革命軍本部と違い、現地レジスタンス構成員の多くは低学歴だ。
それは低学歴にしかなれない能力から、体制側から見捨てられ、故に不満を持ちレジスタンスに加わるという流れが背景にある。
故に革命軍本部は、現地レジスタンス構成員を使い捨てにしており、それを嘗てのカトルは不満に思っていた。
だが、共に訓練して排水路を駆け抜けたメンバーが全滅してから、カトルの考えの中に犠牲は当たり前という認識が理解出来るようになった。
効率的に部下を使い捨て無ければ、レジスタンスは成り立たないのだと、漸くカトルは理解した。
革命軍本部の重鎮である父の考えを、父と似たような体験をもってカトルも身を持って理解した。
カトルはレジスタンスの一般構成員と違って、アーバシリの外でだが、高等教育を受けている。
カトルが自分の命などどうでも良く、任務に効率的であろうと考える度に、同志数名を犠牲にしてでもカトルを生かす事が、任務遂行に必要だと理解出来てしまう。

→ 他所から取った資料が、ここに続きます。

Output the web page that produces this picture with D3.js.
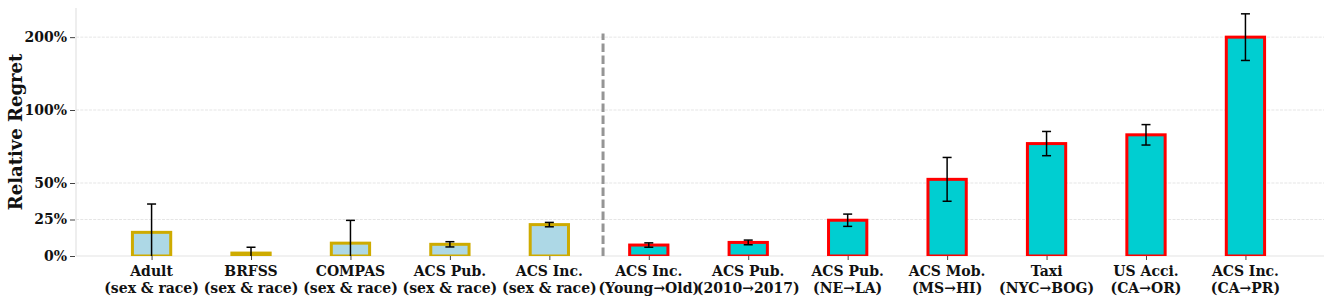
<!DOCTYPE html>
<html><head><meta charset="utf-8">
<script src="https://cdn.jsdelivr.net/npm/d3@7"></script>
<style>body{margin:0;background:#fff}svg{display:block}</style>
</head><body><svg id="c" width="1329" height="306"></svg>
<script>
const categories = ["Adult","BRFSS","COMPAS","ACS Pub.","ACS Inc.","ACS Inc.","ACS Pub.","ACS Pub.","ACS Mob.","Taxi","US Acci.","ACS Inc."];
const subLabels = ["(sex & race)","(sex & race)","(sex & race)","(sex & race)","(sex & race)","(Young→Old)","(2010→2017)","(NE→LA)","(MS→HI)","(NYC→BOG)","(CA→OR)","(CA→PR)"];
const values = [16.2, 2.0, 8.8, 8.0, 21.5, 7.5, 9.3, 24.5, 52.5, 77, 83, 200];
const errors = [19.4, 4.0, 15.6, 1.8, 1.5, 1.5, 1.6, 4.2, 15, 8.3, 7, 32];
const groups = ["sub","sub","sub","sub","sub","shift","shift","shift","shift","shift","shift","shift"];
const yTicks = [0, 25, 50, 100, 200];
const yTickLabels = ["0%","25%","50%","100%","200%"];
const dividerPos = 4.54;
const dividerTop = 205;

const fill = {sub: "#add8e6", shift: "#00ced1"};
const edge = {sub: "#ceab00", shift: "#ff0000"};
const FONT = "'DejaVu Serif', serif";

const svg = d3.select("#c");
const x = d3.scaleLinear().domain([-0.76, 11.79]).range([76, 1324]);
const y = d3.scaleLinear().domain([0, 100, 240]).range([256, 110, 8]);
const barW = 0.385;

svg.append("defs").append("clipPath").attr("id","clip")
  .append("rect").attr("x", x.range()[0]).attr("y", 0)
  .attr("width", x.range()[1]-x.range()[0]).attr("height", y(0));

// grid
svg.append("g").selectAll("line").data(yTicks.slice(1)).join("line")
  .attr("x1", x.range()[0]).attr("x2", x.range()[1])
  .attr("y1", d => y(d)).attr("y2", d => y(d))
  .attr("stroke", "#dedede").attr("stroke-width", 0.8).attr("stroke-dasharray", "3,1.3");

// spines
svg.append("line").attr("x1", x.range()[0]).attr("x2", x.range()[0]).attr("y1", 8).attr("y2", y(0))
  .attr("stroke", "#e3e3e3").attr("stroke-width", 1.2);
svg.append("line").attr("x1", x.range()[0]).attr("x2", x.range()[1]).attr("y1", y(0)).attr("y2", y(0))
  .attr("stroke", "#e3e3e3").attr("stroke-width", 1.2);

// y axis
const yAxis = d3.axisLeft(y).tickValues(yTicks).tickFormat((d,i) => yTickLabels[i]).tickSize(5).tickPadding(3);
const gy = svg.append("g").attr("transform", `translate(${x.range()[0]-1},0)`).call(yAxis);
gy.select(".domain").remove();
gy.selectAll(".tick line").attr("stroke", "#444").attr("stroke-width", 1);
gy.selectAll(".tick text").attr("font-family", FONT).attr("font-weight", "bold").attr("font-size", 14).attr("fill", "#111");

// x axis
const idx = d3.range(categories.length);
const xAxis = d3.axisBottom(x).tickValues(idx).tickFormat(() => "").tickSize(4);
const gx = svg.append("g").attr("transform", `translate(0,${y(0)})`).call(xAxis);
gx.select(".domain").remove();
gx.selectAll(".tick line").attr("stroke", "#444").attr("stroke-width", 1);
const lab = svg.append("g").attr("font-family", FONT).attr("font-weight", "bold").attr("font-size", 14).attr("fill", "#111").attr("text-anchor", "middle");
lab.selectAll("text.l1").data(idx).join("text").attr("class","l1")
  .attr("x", d => x(d)).attr("y", 276).text(d => categories[d]);
lab.selectAll("text.l2").data(idx).join("text").attr("class","l2")
  .attr("x", d => x(d)).attr("y", 293).text(d => subLabels[d]);

// y label
svg.append("text").attr("transform", "translate(22,132) rotate(-90)")
  .attr("text-anchor", "middle").attr("font-family", FONT).attr("font-weight", "bold")
  .attr("font-size", 18).attr("fill", "#111").text("Relative Regret");

// bars
const plot = svg.append("g").attr("clip-path", "url(#clip)");
plot.selectAll("rect.bar").data(idx).join("rect").attr("class","bar")
  .attr("x", d => x(d - barW/2)).attr("width", d => x(d + barW/2) - x(d - barW/2))
  .attr("y", d => y(values[d])).attr("height", d => y(0) - y(values[d]))
  .attr("fill", d => fill[groups[d]]).attr("stroke", d => edge[groups[d]]).attr("stroke-width", 3);

// divider
svg.append("line").attr("x1", x(dividerPos)).attr("x2", x(dividerPos))
  .attr("y1", y(0)).attr("y2", y(dividerTop))
  .attr("stroke", "#959595").attr("stroke-width", 3).attr("stroke-dasharray", "8.5,3.5");

// error bars
const eb = plot.append("g").attr("stroke", "#000").attr("stroke-width", 1.5);
eb.selectAll("line.v").data(idx).join("line").attr("class","v")
  .attr("x1", d => x(d)).attr("x2", d => x(d))
  .attr("y1", d => y(values[d] - errors[d])).attr("y2", d => y(values[d] + errors[d]));
eb.selectAll("line.ct").data(idx).join("line").attr("class","ct")
  .attr("x1", d => x(d) - 4.5).attr("x2", d => x(d) + 4.5)
  .attr("y1", d => y(values[d] + errors[d])).attr("y2", d => y(values[d] + errors[d]));
eb.selectAll("line.cb").data(idx).join("line").attr("class","cb")
  .attr("x1", d => x(d) - 4.5).attr("x2", d => x(d) + 4.5)
  .attr("y1", d => y(values[d] - errors[d])).attr("y2", d => y(values[d] - errors[d]));
</script></body></html>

シトラスと再び接触して、レジスタンス側のスパイとして作戦に本格的に参加して貰いたいが、シトラスが敵側の二重スパイである可能性も捨てきれない。
カトルはコストパフォーマンスとリスクマネジメントのみを判断基準にする他は無かった。
それでも、シトラスがトール・ネーブルの近くで働くことには、リスクを超える利益がある。
管理合戦ではアーバシリポリタンという機械にカトルは勝てない。
同じ管理能力だったとしても、手札が違い過ぎる。
弱者が強者に勝つには、またはそれを維持するには、無理かズルかマグレのどれかが必要である。
カトルはその全てを肯定するしかなかったのだ。
その上で、管理力と手札も強くする必要があった。
そうしていると、捕まってしまったカトルと共に排水路を侵入したメンバーの処刑がアナウンスされた。
カトルとしては絶対に助けに行きたい。
それはカトルに残された最後の良心であった。
だがカトルには、それが食らいつかねばならぬ毒餌だと分かってしまった。
故に、助けに行く体裁だけを見せて、共に過ごしたメンバーも救出部隊も見捨てる他は無かった。
処刑当日、堂々と名乗りを上げて処刑広場に登場したレジスタンスの中に、カトルの姿は無かった。
カトルと共に過ごした処刑対象者達は、カトルの共産革命軍幹部としての完成を喜んだが、一抹の悲しさは拭い切れぬまま死んだ。
捉えられて処刑される者を助けに行った者も、本当に助けられる可能性は0では無いんだからと、嘯き、虚勢を醸し、自己暗示していたが、結局失敗して、自分達も囚えられてしまった時に、生物の本能としては最初から可能性など無かったと悟ってしまっていた。